Таким образом, если что и требует защиты, то это не кабина для тайного голосования, а та логика, которая лежит в основе ее изобретения [18]. Исторически кабина была учреждена, не без сопротивления, для того, чтобы защитить избирателей от считающегося нелегитимным давления, которое оказывалось на акт голосования. Цель введения тайного голосования - положить конец угрозам или попыткам шантажа, которому подвергались представители народа со стороны знати и местных элит, пытавшихся укрепить свою власть тем, что принуждали людей, которые часто были "их людьми", "голосовать правильно". Если этот тип давления и не исчез окончательно, то во всяком случае он приобрел маргинальный характер. Безусловно, кабина для тайного голосования не имеет уже того практического значения, которое она имела во времена ее создания. Постепенно функция ее менялась.

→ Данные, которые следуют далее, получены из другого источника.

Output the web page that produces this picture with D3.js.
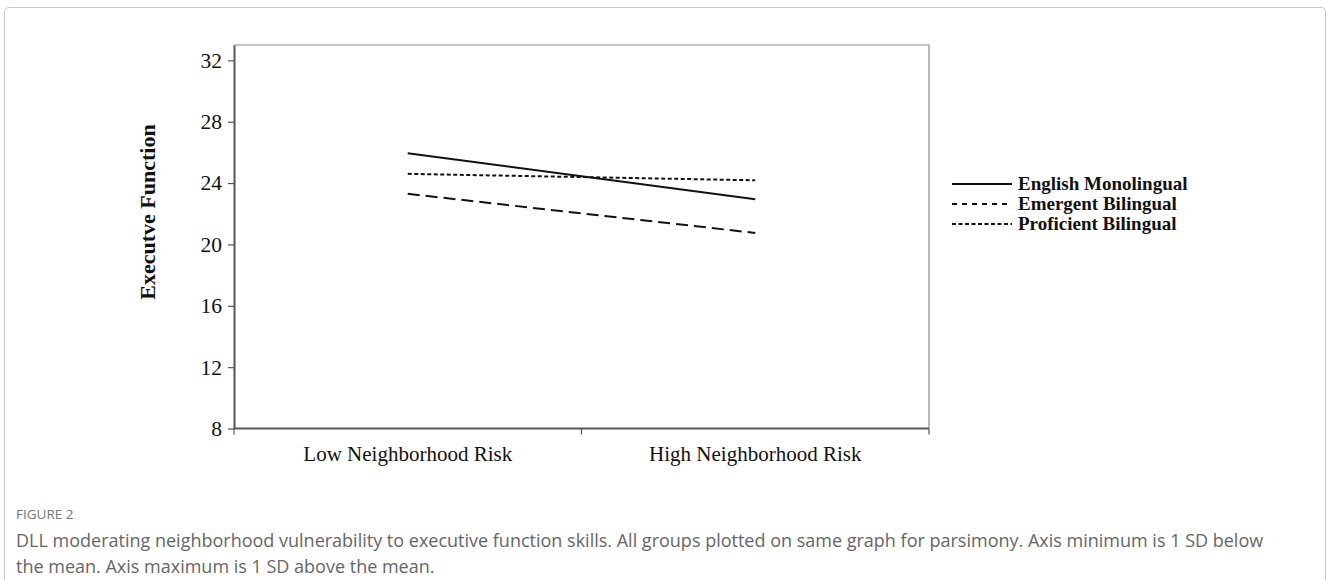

Будучи пережитком прежнего состояния политической системы, которая старалась установить минимум правил для добросовестного осуществления всеобщего избирательного права (мужчин), эта кабина стала воплощением и символом философии политического конструирования "избирателя-гражданина": если "гражданин" должен уединиться перед голосованием, то это не столько для того, чтобы избежать внешнего давления, сколько потому, что демократическая логика предписывает ему голосовать в индивидуальном порядке и сознательно.